(TASK GOAL) Pictures must not be retyped. Return exactly the lines from the one with "Generate a Python" through the one with "False, False, True]", both included, and no others.

(RECORDS TO USE)
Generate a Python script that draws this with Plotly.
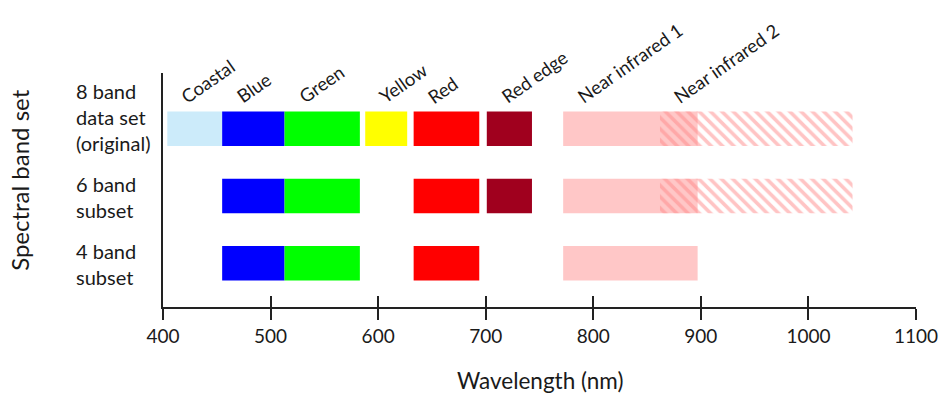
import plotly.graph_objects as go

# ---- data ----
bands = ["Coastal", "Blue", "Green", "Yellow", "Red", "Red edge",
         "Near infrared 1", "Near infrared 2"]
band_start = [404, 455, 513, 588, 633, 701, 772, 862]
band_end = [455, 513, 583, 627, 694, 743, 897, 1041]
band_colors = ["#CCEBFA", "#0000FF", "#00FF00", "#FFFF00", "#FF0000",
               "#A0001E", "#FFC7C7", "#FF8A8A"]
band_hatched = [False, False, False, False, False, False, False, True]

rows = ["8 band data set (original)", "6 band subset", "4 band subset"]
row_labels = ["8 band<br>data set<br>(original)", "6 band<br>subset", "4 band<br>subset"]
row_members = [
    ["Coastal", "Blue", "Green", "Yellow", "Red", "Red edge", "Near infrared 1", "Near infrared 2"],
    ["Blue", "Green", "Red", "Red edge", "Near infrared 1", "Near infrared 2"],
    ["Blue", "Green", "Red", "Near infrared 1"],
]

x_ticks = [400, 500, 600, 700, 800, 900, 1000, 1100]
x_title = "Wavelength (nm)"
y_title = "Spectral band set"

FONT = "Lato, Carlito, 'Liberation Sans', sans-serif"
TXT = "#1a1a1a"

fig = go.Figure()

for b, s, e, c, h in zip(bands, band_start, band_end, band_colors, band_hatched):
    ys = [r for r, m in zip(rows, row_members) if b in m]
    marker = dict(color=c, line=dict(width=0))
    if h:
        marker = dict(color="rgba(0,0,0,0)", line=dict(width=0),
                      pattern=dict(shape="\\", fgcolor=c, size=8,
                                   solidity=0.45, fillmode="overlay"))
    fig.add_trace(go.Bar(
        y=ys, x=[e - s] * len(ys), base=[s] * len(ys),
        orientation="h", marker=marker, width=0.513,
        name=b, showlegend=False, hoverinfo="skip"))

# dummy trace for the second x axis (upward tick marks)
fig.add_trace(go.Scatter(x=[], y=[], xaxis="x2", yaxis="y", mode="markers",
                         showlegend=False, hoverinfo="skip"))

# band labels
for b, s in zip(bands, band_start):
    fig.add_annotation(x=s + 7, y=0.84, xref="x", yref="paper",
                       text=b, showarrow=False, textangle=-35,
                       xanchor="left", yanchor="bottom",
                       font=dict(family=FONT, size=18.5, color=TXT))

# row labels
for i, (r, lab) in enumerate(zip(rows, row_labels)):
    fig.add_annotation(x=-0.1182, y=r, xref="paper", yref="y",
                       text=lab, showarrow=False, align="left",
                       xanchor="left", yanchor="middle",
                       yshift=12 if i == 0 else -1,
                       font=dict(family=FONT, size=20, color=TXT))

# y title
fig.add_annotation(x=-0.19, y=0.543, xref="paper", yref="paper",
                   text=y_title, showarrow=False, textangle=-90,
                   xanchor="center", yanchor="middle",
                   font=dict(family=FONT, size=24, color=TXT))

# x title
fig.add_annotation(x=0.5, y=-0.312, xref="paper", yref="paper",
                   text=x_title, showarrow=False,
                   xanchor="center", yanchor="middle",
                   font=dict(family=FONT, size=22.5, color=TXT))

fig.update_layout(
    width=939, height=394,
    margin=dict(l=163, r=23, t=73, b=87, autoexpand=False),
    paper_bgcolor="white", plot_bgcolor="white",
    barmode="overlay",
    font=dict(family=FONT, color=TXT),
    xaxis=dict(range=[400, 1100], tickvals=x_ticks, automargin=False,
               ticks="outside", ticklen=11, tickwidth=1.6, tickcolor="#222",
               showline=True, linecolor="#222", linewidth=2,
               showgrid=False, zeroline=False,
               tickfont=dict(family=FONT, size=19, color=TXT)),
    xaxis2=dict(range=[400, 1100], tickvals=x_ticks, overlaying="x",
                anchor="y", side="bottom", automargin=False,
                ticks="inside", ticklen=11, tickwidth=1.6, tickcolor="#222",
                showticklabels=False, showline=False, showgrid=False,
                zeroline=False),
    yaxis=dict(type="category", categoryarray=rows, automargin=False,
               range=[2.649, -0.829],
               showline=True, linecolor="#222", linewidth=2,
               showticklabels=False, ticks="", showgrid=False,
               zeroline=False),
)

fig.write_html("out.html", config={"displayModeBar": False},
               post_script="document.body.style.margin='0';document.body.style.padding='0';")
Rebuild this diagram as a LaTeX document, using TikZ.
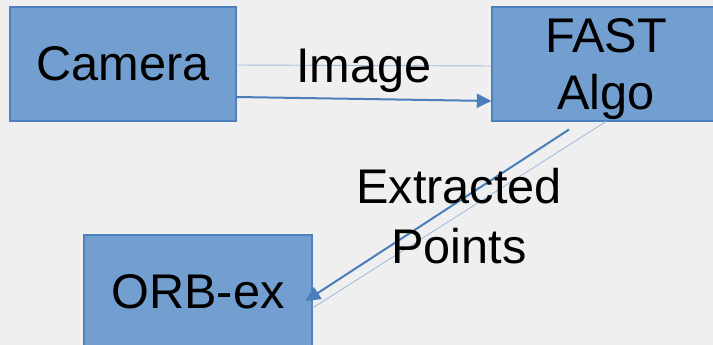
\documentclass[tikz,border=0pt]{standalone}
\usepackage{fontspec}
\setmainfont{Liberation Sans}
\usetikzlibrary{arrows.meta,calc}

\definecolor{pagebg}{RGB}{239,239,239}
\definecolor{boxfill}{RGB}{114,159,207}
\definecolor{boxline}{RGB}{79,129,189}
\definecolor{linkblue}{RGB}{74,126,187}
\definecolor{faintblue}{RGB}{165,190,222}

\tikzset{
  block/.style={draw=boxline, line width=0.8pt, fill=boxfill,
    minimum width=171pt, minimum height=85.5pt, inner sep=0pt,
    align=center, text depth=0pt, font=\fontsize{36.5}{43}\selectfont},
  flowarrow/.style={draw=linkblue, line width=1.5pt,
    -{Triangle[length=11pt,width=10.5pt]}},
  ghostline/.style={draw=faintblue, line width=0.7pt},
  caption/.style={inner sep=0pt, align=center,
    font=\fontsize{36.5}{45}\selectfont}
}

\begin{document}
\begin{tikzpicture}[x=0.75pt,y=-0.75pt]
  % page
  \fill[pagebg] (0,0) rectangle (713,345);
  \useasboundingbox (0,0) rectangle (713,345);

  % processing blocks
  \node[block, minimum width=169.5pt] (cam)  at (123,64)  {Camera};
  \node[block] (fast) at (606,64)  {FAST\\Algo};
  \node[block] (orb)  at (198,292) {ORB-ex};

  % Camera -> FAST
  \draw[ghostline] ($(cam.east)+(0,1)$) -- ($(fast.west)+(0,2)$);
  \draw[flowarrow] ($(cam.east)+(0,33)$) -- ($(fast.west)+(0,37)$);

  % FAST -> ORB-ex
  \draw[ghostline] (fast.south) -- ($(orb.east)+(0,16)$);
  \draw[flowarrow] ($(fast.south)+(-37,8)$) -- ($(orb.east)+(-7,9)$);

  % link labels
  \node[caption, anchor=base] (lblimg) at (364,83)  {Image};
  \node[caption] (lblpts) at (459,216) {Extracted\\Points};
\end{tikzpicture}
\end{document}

==

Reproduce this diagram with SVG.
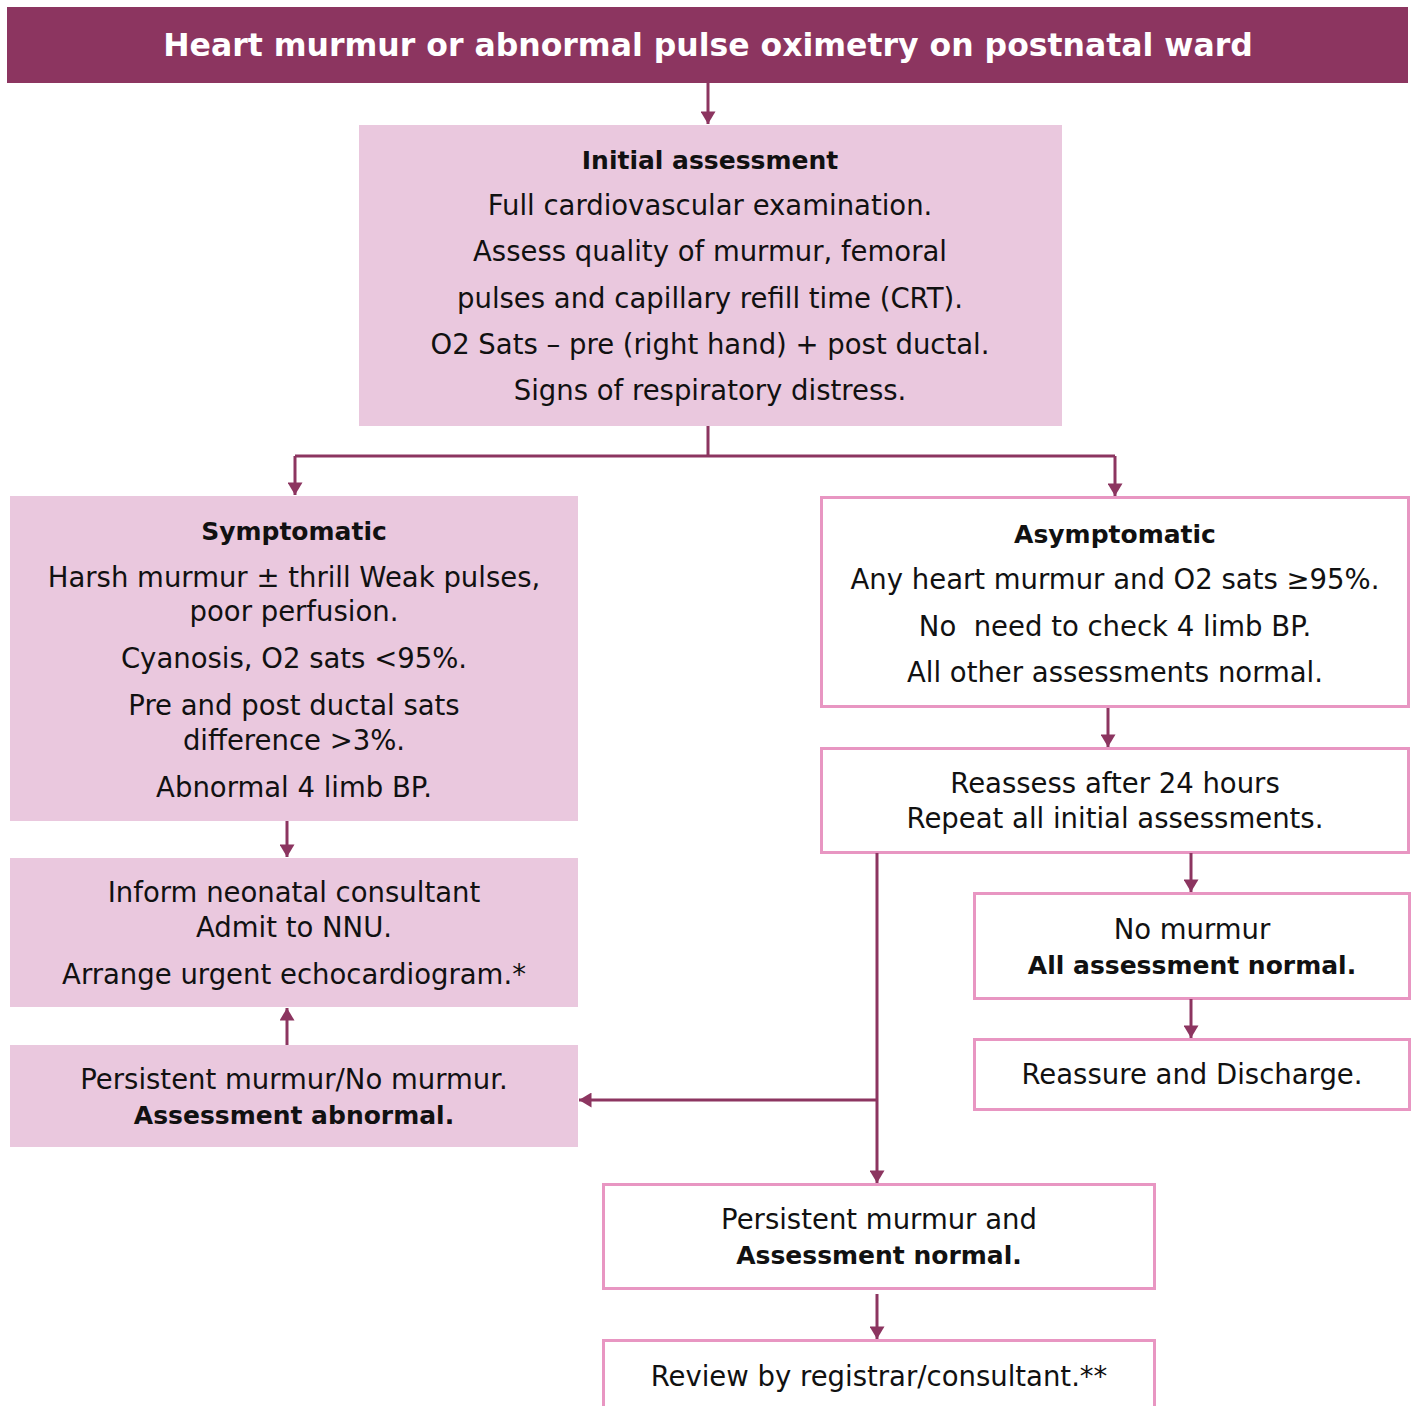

(ANSWER)
Generate a Python script that draws this with Plotly.
import plotly.graph_objects as go

# ---- data ----
bands = ["Coastal", "Blue", "Green", "Yellow", "Red", "Red edge",
         "Near infrared 1", "Near infrared 2"]
band_start = [404, 455, 513, 588, 633, 701, 772, 862]
band_end = [455, 513, 583, 627, 694, 743, 897, 1041]
band_colors = ["#CCEBFA", "#0000FF", "#00FF00", "#FFFF00", "#FF0000",
               "#A0001E", "#FFC7C7", "#FF8A8A"]
band_hatched = [False, False, False, False, False, False, False, True]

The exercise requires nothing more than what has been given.